連合国、とりわけフランスでは、新聞がロシアで起きたばかりの革命についての満足感を表明していた。とりわけ非民主的だったロシアの同盟国であることは、戦争開始以来、民主主義のための戦いを掲げていた協商国の宣伝にとって具合が悪かったのである。ロシアが民主主義の陣営に入ることは、歓迎されないはずはなかった。その上、革命は愛国的なものとみなされていた。というのも、革命が、ロシア皇帝の側近の中に感じられたドイツの影響力にも終止符を打つたからである。これはまた、フランス史から多くを学んだミリューコフのような人物の感覚でもあり、彼は、フランス革命の時代と同じように、ロシア革命は国民的飛躍を先導すると考えていた。これは、かなり流布していた考えであった。フランスの平和主義者たちでさえ、ロシアにおける自由の勝利は喜びつつも、最初の段階においては、体制の変化がかえって徹底抗戦主義、盲目的愛国主義、ロシアーナショナリズムを助長してしまうのでないかと心配していた……。

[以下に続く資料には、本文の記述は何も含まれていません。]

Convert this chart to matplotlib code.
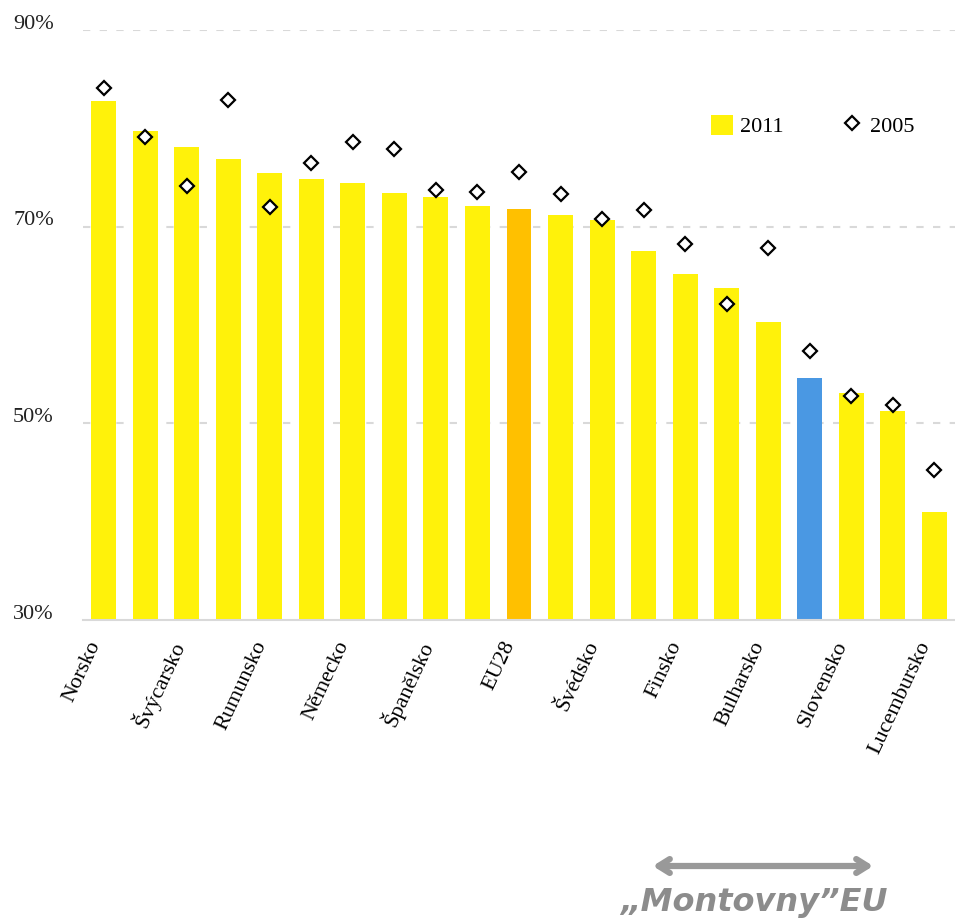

中欧諸国の側でも、ほぼ同じことを考えていた。二月革命に直面して、ドイツ人の見解は分かれていた。すべての階層で一種の安堵感が広がったが、非常に曖昧な反応や深刻な緊張もひき起こした。ドイツは今や、「講和」から本当に「獲得」したいと思っていることは何なのかを言うようになった。というのも、ロシアがじきに戦争から離脱することは誰も疑わなかったし、この時点では、すべての一連の予測によって、イギリスが短期間のうちに潜水艦戦によって制圧されるであろうということを、世論が確信していたからである。右翼の側では、併合主義と「賠償」の壮大な計画が著しく台頭し、これは総司令部と、その主導権をにぎった人物ルーデンドルフのとりわけ効果的な政軍両面での積極主義に力強く支えられていた。中道派と左翼、彼らもまた、戦闘停止に達する可能性を信じていたが、次のことをいぶかっていた。ドイツに対する「損害賠償」を含めつつ、ロシア人が受け入れることができる講和を見いだすことできるだろうか。